The exploration of GAL1 was brought to a halt when the hammer grab snagged on something so heavy it couldn’t be pulled past it. After being lowered and raised repeatedly, the hammer grab finally came loose and was winched to the surface, but the operator and the company he worked for didn’t want to send it down again, for fear of losing it. The Laginas and Craig Tester were fearful of destroying whatever it was the hammer grab had been stopped by. And now it was late October; the weather was wetter and cooler each day. Nova Scotia winters begin, for all practical purposes, in November.

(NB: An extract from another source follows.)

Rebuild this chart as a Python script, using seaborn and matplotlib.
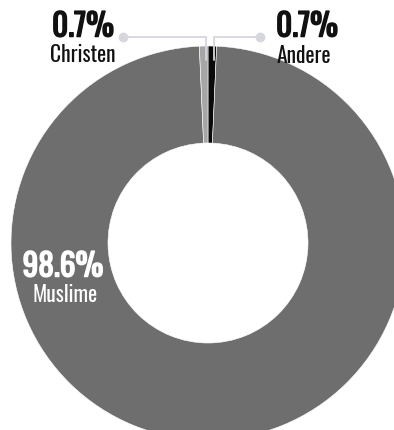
import matplotlib
matplotlib.use("Agg")
import matplotlib.pyplot as plt
import matplotlib.patheffects as pe
import seaborn as sns
from matplotlib import font_manager

categories = ["Andere", "Muslime", "Christen"]
values = [0.7, 98.6, 0.7]
colors = ["#0a0a0a", "#6e6e6e", "#a6a6a6"]
pct_labels = ["0.7%", "98.6%", "0.7%"]

sns.set_theme(style="white")
names = {f.name for f in font_manager.fontManager.ttflist}
prefs = ["Oswald", "Fjalla One", "Antonio", "Barlow Condensed", "Roboto Condensed",
         "Asap Condensed", "DejaVu Sans"]
fam = [n for n in prefs if n in names][:1] + ["DejaVu Sans"]
plt.rcParams["font.family"] = fam

W, H = 394, 430
fig = plt.figure(figsize=(W / 100, H / 100), dpi=100)
cx, cy, R = 208, 243, 197
ax = fig.add_axes([(cx - R) / W, (H - cy - R) / H, 2 * R / W, 2 * R / H])
ax.pie(values, colors=colors, startangle=90, counterclock=False, radius=1,
       wedgeprops=dict(width=1 - 100 / 197, edgecolor="white", linewidth=0.4))
ax.set_xlim(-1, 1)
ax.set_ylim(-1, 1)
ax.set_aspect("equal")
ax.axis("off")

def P(px, py):
    return ((px - cx) / R, (cy - py) / R)

lc = "#d6d6de"
for pts, dot in [([(123, 37), (206, 37), (206, 60)], (123, 37)),
                 ([(260, 37), (214, 37), (214, 60)], (260, 37))]:
    xs, ys = zip(*[P(*p) for p in pts])
    ax.plot(xs, ys, color=lc, lw=1.3, clip_on=False, zorder=1)
    ax.plot(*P(*dot), "o", color=lc, ms=6, clip_on=False, zorder=1)

def txt(px, py, s, size, color="#111111", stroke=0.0):
    t = ax.text(*P(px, py), s, ha="center", va="center", fontsize=size,
                color=color, clip_on=False)
    if stroke:
        t.set_path_effects([pe.withStroke(linewidth=stroke, foreground=color)])

txt(83, 27, pct_labels[2], 22.5, stroke=1.1)
txt(83, 55, categories[2], 15.5)
txt(307, 27, pct_labels[0], 22.5, stroke=1.1)
txt(304, 56, categories[0], 15.5)
txt(63, 267, pct_labels[1], 22.5, color="white", stroke=1.1)
txt(65, 295, categories[1], 15.5, color="white")

fig.savefig("out.png", dpi=100)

The final congregation of the season in the War Room featured a Skype conference with Dr. Lori Verderame, who had analyzed the items recovered from GAL1. One was yet another gold-plated dandy button, dated to between 1775 and 1815, which almost certainly meant it had been on the cuff of either the first or second team of searchers. It was what Craig had called a corner brace, though, that was of most interest. Dr. Verderame described it as a decorative bracket “used to actually attach the metal or wooden sides of treasure chests.” She dated it and the other metal pieces brought up out of GAL1 to between 1650 and 1800, which meant they were almost certainly part of the original work. It was arguably, along with the piece of parchment, the most significant artifact ever brought up from underground on Oak Island. And, of course, a good cliffhanger.